Headed Off the Cliff
2006-11-01 22:10
by Jon Weisman

So after next week's episode, as many of you know, ABC pulls Lost off the air until February, replacing it with Day Break, which through all its commercials looks like the answer to the question, "What if we decided to take the very popular movie, Groundhog Day, and remake it in the most uninspiring way possible?"

Though I might be a little wrong, there's a good chance that I'm quite sufficiently right. Now, in the Wednesday 9 p.m. timeslot, Lost has already been shedding viewers to CBS' Criminal Minds, which is fine - the core audience of Lost is sufficient to keep the cheeseburgers coming to the island. However, Day Break figures to practically beg ABC viewers to sample other programming (in addition to getting Barry Manilow stuck in my head). ABC may well be living its own recurring nightmare in the timeslot soon enough, and I am more than a little curious how the folks at the network will weather it.
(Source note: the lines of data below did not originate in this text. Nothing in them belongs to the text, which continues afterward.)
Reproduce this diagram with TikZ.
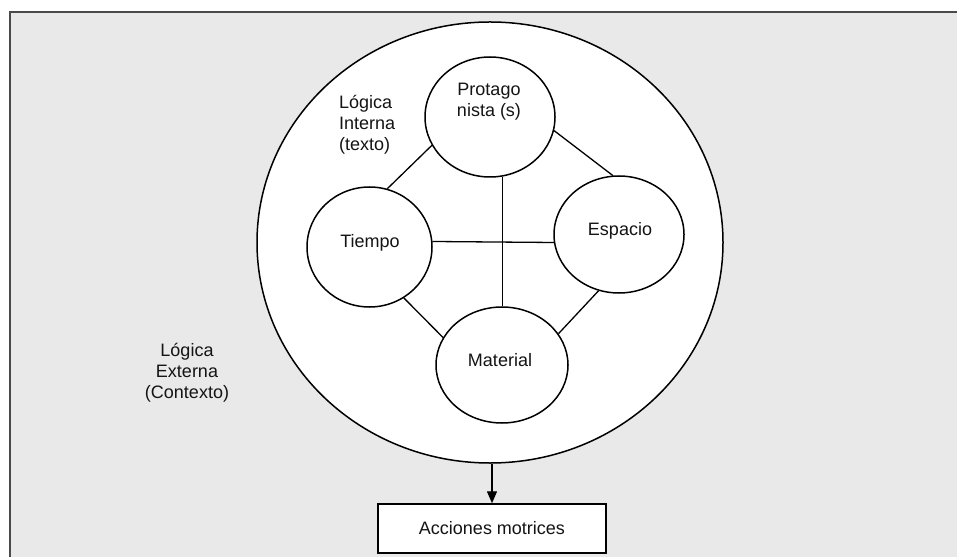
\documentclass[tikz,border=0pt]{standalone}
\usepackage{fontspec}
\setmainfont{Liberation Sans}
\usetikzlibrary{shapes.geometric,arrows.meta}
\definecolor{panel}{HTML}{E9E9E9}
\definecolor{framecol}{HTML}{4A4A4A}
\definecolor{ink}{HTML}{141414}
\begin{document}
\begin{tikzpicture}[x=1bp,y=-1bp,
  every node/.style={font=\fontsize{18bp}{21bp}\selectfont, text=ink},
  bubble/.style={ellipse, draw=black, line width=1.5bp, fill=white, inner sep=0pt},
  link/.style={draw=black, line width=1.3bp},
  label/.style={inner sep=0pt, align=center}]
\useasboundingbox (0,0) rectangle (957,557);
\fill[white] (0,0) rectangle (957,557);
% grey panel, open at the right and bottom
\fill[panel] (10,12) rectangle (960,560);
\draw[framecol, line width=2bp] (10,560) -- (10,12) -- (960,12);

% outer context circle
\node[bubble, minimum width=466bp, minimum height=441bp] (outer) at (490,242.5) {};

% inner elements
\node[bubble, minimum width=130bp, minimum height=120bp] (prot) at (490,117) {};
\node[label] at (489,102) {Protago\\nista (s)};
\node[bubble, minimum width=125bp, minimum height=120bp] (tiempo) at (369.5,247) {};
\node[label] at (370,243) {Tiempo};
\node[bubble, minimum width=130bp, minimum height=117bp] (espacio) at (619,234.5) {};
\node[label] at (620,231) {Espacio};
\node[bubble, minimum width=132bp, minimum height=116bp] (material) at (502,365) {};
\node[label] at (500,360) {Material};

% links between the elements
\draw[link] (prot.206) -- (tiempo.73);
\draw[link] (prot.348) -- (espacio.96);
\draw[link] (tiempo.5) -- (espacio.187);
\draw[link] (prot.282) -- (prot.282 |- material.north);
\draw[link] (tiempo.304) -- (material.155);
\draw[link] (espacio.250) -- (material.29);

% side labels
\node[inner sep=0pt, align=left, anchor=west] (interna) at (339,125) {Lógica\\Interna\\(texto)};
\node[label] (externa) at (187,373) {Lógica\\Externa\\(Contexto)};

% resulting actions
\node[draw=black, line width=1.5bp, fill=white, minimum width=228bp, minimum height=49bp, inner sep=0pt] (acciones) at (492,528.5) {Acciones motrices};
\draw[black, line width=1.4bp, -{Triangle[length=12bp,width=10bp]}] (acciones.north |- outer.south) -- (acciones.north);
\end{tikzpicture}
\end{document}
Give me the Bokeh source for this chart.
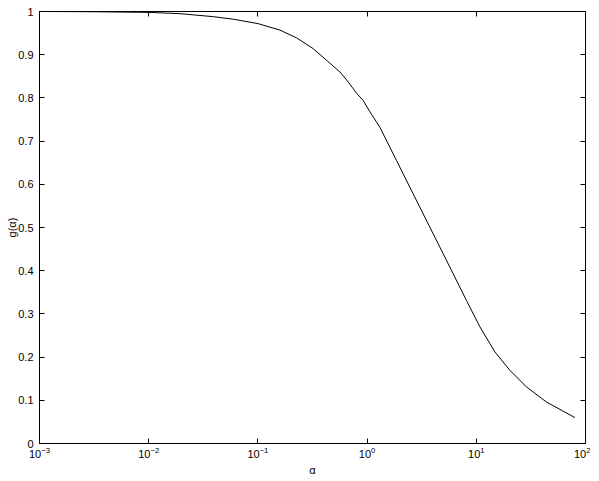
from bokeh.plotting import figure
from bokeh.models import (LogAxis, LinearAxis, FixedTicker, LogTicker, Range1d,
                          CustomJSTickFormatter)
from bokeh.embed import file_html
from bokeh.resources import INLINE

# data
alpha = [0.001, 0.003, 0.01, 0.0194, 0.0391, 0.06, 0.1, 0.159, 0.226, 0.321, 0.426,
         0.564, 0.648, 0.80, 0.92, 1.06, 1.31, 1.86, 2.64, 3.70, 4.63, 6.14, 8.13, 10.8,
         14.8, 20.2, 28.8, 43.9, 80.0]
g = [1.0, 0.9995, 0.998, 0.995, 0.988, 0.982, 0.972, 0.957, 0.939, 0.914, 0.887,
     0.860, 0.842, 0.811, 0.794, 0.768, 0.732, 0.655, 0.578, 0.504, 0.455, 0.393, 0.331,
     0.270, 0.212, 0.170, 0.131, 0.096, 0.060]

y_ticks = [0, 0.1, 0.2, 0.3, 0.4, 0.5, 0.6, 0.7, 0.8, 0.9, 1]
y_tick_labels = {0: "0", 0.1: "0.1", 0.2: "0.2", 0.3: "0.3", 0.4: "0.4", 0.5: "0.5",
                 0.6: "0.6", 0.7: "0.7", 0.8: "0.8", 0.9: "0.9", 1: "1"}
x_label = "α"
y_label = "g(α)"

FONT = "Liberation Sans"

p = figure(x_axis_type="log",
           x_range=Range1d(1e-3, 1e2), y_range=Range1d(0, 1),
           output_backend="svg", toolbar_location=None,
           min_border_left=39, min_border_right=5, min_border_top=11, min_border_bottom=20)
p.frame_width = 546
p.frame_height = 432

p.line(alpha, g, line_color="black", line_width=1)

p.xgrid.visible = False
p.ygrid.visible = False
p.outline_line_color = "black"
p.outline_line_alpha = 1.0

xa = p.xaxis[0]
xa.ticker = LogTicker(num_minor_ticks=0)
xa.axis_label = x_label
ya = p.yaxis[0]
ya.ticker = FixedTicker(ticks=y_ticks)
ya.major_label_overrides = y_tick_labels
ya.axis_label = y_label

for ax in (xa, ya):
    ax.major_tick_in = 5
    ax.major_tick_out = 0
    ax.minor_tick_line_color = None
    ax.axis_line_color = "black"
    ax.major_tick_line_color = "black"
    ax.major_label_text_font = FONT
    ax.major_label_text_font_size = "11px"
    ax.major_label_text_color = "black"
    ax.axis_label_text_font = FONT
    ax.axis_label_text_font_size = "11px"
    ax.axis_label_text_font_style = "normal"
    ax.axis_label_text_color = "black"

ya.major_label_standoff = 6
ya.axis_label_standoff = -3
xa.major_label_standoff = 3
xa.axis_label_standoff = 3

blank = CustomJSTickFormatter(code="return '';")
top = LogAxis(ticker=LogTicker(num_minor_ticks=0), formatter=blank)
right = LinearAxis(ticker=FixedTicker(ticks=y_ticks), formatter=blank)
for ax in (top, right):
    ax.major_tick_in = 5
    ax.major_tick_out = 0
    ax.minor_tick_line_color = None
    ax.major_label_text_font_size = "2px"
    ax.major_label_text_alpha = 0
    ax.major_label_standoff = 0
    ax.axis_line_color = "black"
p.add_layout(top, "above")
p.add_layout(right, "right")

open("out.html", "w").write(file_html(p, INLINE))
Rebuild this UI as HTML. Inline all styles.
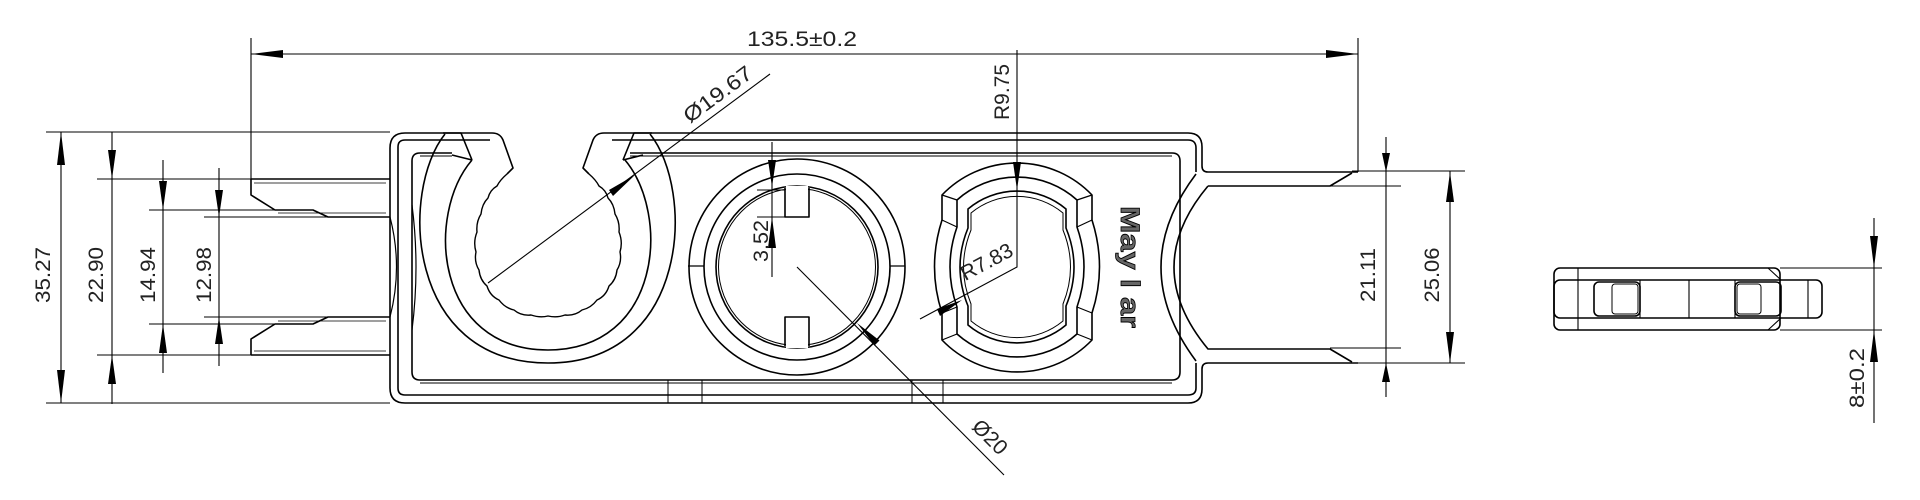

Maybe they, like Phil Connors, will only escape by learning to truly love all their fellow man.

As for Lost, tonight's episode intrigued me, touched me and saddened me, and not because of the ongoing realization that there just weren't enough ugly people on the doomed flight. (To think Kiele Sanchez and Rodrigo Santoro are coming off the bench - now that's a deep roster. If only Lost could figure out how to intergrate them into the flow a little better.) As an actor, Adewale Akinnuoye-Agbaje has my ever-loving heart. The guy is just a hammer.